While open banking in Canada has been approved as an objective, there is no firm date for when this will become common practice.

The Bank of Canada has supervisory responsibility for a national consumer-driven banking regime, with powers delegated from the federal government.

The Fall 2025 Budget mandated the Bank with responsibility to implement a secure framework and to establish a path to entry for financial services providers through an accreditation regime, said Ron Morrow, executive director of payments, supervision and oversight at the Bank of Canada, speaking at the recent Open Banking Expo held in Toronto in early March.

Morrow added that the Bank is “in the process of figuring out our critical path to go live.”

 

Canadian Bankers Association weighs in on open banking

The Canadian Bankers Association (CBA) released a statement in late 2024 announcing its support for a “consumer-centric approach to using innovative technologies.”

The CBA listed nine recommended “high level principles vital for shaping a successful consumer-driven banking framework,” including:

A Hybrid Model - using a “made-in-Canada approach, drawing from industry experience.”

Consumer Protection – including options for all participants to take reasonable steps to protect against security and fraud risks.

Prohibit Screen Scraping – with this potentially risky practice phased out within a specified timeframe.

Reciprocity – with all participants, including financial institutions, financial technology companies, big technology companies and other non-financial institutions adhering “to the principle of reciprocity to eliminate any potential data asymmetry.”
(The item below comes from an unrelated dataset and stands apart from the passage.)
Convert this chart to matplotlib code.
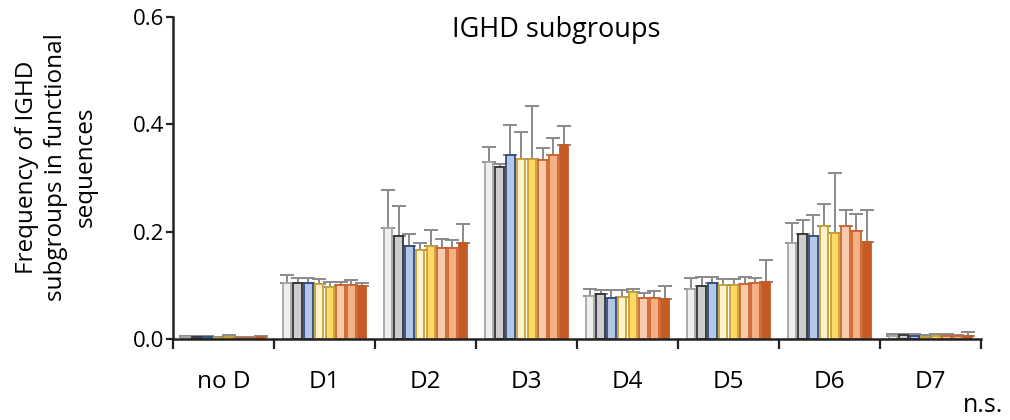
import matplotlib.pyplot as plt
import numpy as np

plt.rcParams['font.family'] = ['Open Sans', 'DejaVu Sans']

groups = ["no D", "D1", "D2", "D3", "D4", "D5", "D6", "D7"]

# bar heights, one list per series (8 series, one value per group)
means = [
    [0.004, 0.104, 0.207, 0.330, 0.081, 0.094, 0.178, 0.006],
    [0.003, 0.105, 0.191, 0.321, 0.083, 0.099, 0.196, 0.007],
    [0.003, 0.105, 0.174, 0.343, 0.076, 0.104, 0.191, 0.006],
    [0.002, 0.102, 0.166, 0.336, 0.079, 0.101, 0.210, 0.004],
    [0.004, 0.097, 0.173, 0.336, 0.087, 0.101, 0.198, 0.005],
    [0.002, 0.101, 0.170, 0.334, 0.076, 0.102, 0.211, 0.006],
    [0.002, 0.101, 0.170, 0.343, 0.076, 0.104, 0.202, 0.005],
    [0.003, 0.099, 0.179, 0.361, 0.075, 0.107, 0.180, 0.006],
]
# top of error bars
tops = [
    [0.006, 0.119, 0.278, 0.358, 0.093, 0.114, 0.217, 0.009],
    [0.005, 0.114, 0.247, 0.327, 0.091, 0.115, 0.221, 0.009],
    [0.005, 0.113, 0.196, 0.399, 0.091, 0.116, 0.231, 0.009],
    [0.004, 0.111, 0.179, 0.385, 0.091, 0.112, 0.252, 0.008],
    [0.008, 0.106, 0.204, 0.435, 0.093, 0.112, 0.309, 0.009],
    [0.004, 0.106, 0.187, 0.356, 0.086, 0.115, 0.241, 0.009],
    [0.004, 0.110, 0.184, 0.375, 0.090, 0.114, 0.232, 0.008],
    [0.006, 0.105, 0.215, 0.396, 0.099, 0.148, 0.240, 0.013],
]

fills = ["#efefef", "#cdcdcd", "#b4c7e7", "#fff2cc", "#ffd966", "#f8cbad", "#f4b183", "#c55a24"]
edges = ["#a6a6a6", "#333333", "#2f4b7c", "#c9a032", "#c9a032", "#d0622c", "#d0622c", "#c55a24"]

fig = plt.figure(figsize=(10.1, 4.2), dpi=100)
ax = fig.add_axes([173/1010, 81/420, 808/1010, 322/420])

x = np.arange(len(groups))
pitch = 0.106
width = 0.085
for i in range(8):
    pos = x + (i - 3.5) * pitch
    m = np.array(means[i])
    err = np.array(tops[i]) - m
    ax.errorbar(pos, m, yerr=[np.zeros_like(err), err], fmt="none",
                ecolor="#8a8a8a", elinewidth=1.4, capsize=5, capthick=1.4, zorder=1)
    ax.bar(pos, m, width=width, color=fills[i], edgecolor=edges[i],
           linewidth=1.3, zorder=2)

ax.set_xlim(-0.5, 7.5)
ax.set_ylim(0, 0.6)
ax.set_yticks([0.0, 0.2, 0.4, 0.6])
ax.set_yticklabels(["0.0", "0.2", "0.4", "0.6"])
ax.set_xticks(x)
ax.set_xticklabels(groups)
ax.set_xticks(np.arange(-0.5, 8, 1), minor=True)
ax.tick_params(axis="x", which="major", length=0, pad=22, labelsize=17.5)
ax.tick_params(axis="x", which="minor", length=7, width=1.6, color="#222222")
ax.tick_params(axis="y", length=5, width=1.6, color="#222222", labelsize=16, pad=1)

for s in ["top", "right"]:
    ax.spines[s].set_visible(False)
for s in ["left", "bottom"]:
    ax.spines[s].set_linewidth(1.8)
    ax.spines[s].set_color("#222222")

fig.text(556/1010, (420-37)/420, "IGHD subgroups", ha="center", va="baseline", fontsize=19.5)
fig.text(56/1010, (420-167)/420, "Frequency of IGHD\nsubgroups in functional\nsequences",
         rotation=90, ha="center", va="center", multialignment="center",
         fontsize=17.5, linespacing=1.3)
fig.text(983/1010, (420-412)/420, "n.s.", ha="center", va="baseline", fontsize=18)

fig.savefig("out.png", dpi=100)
A Fit-For-Purpose Entity – involving a properly established governance entity to supervise the consumer-driven banking framework with respect to issues such as market conduct, privacy, and security.

Efficient Implementation – with a clear timeline to “ultimately expedite the delivery of consumer-driven banking benefits to Canadians.”

Accreditation Framework – that will “promote consistent consumer protections where participants are subject to common rules, for example, security, privacy, liability, fraud, and data protection.”

Regulatory Harmonization – to “leverage existing and applicable regulatory and legislative frameworks where appropriate.”

A Single Technical Standard – involving a “principles-based, market-driven approach to standards development.”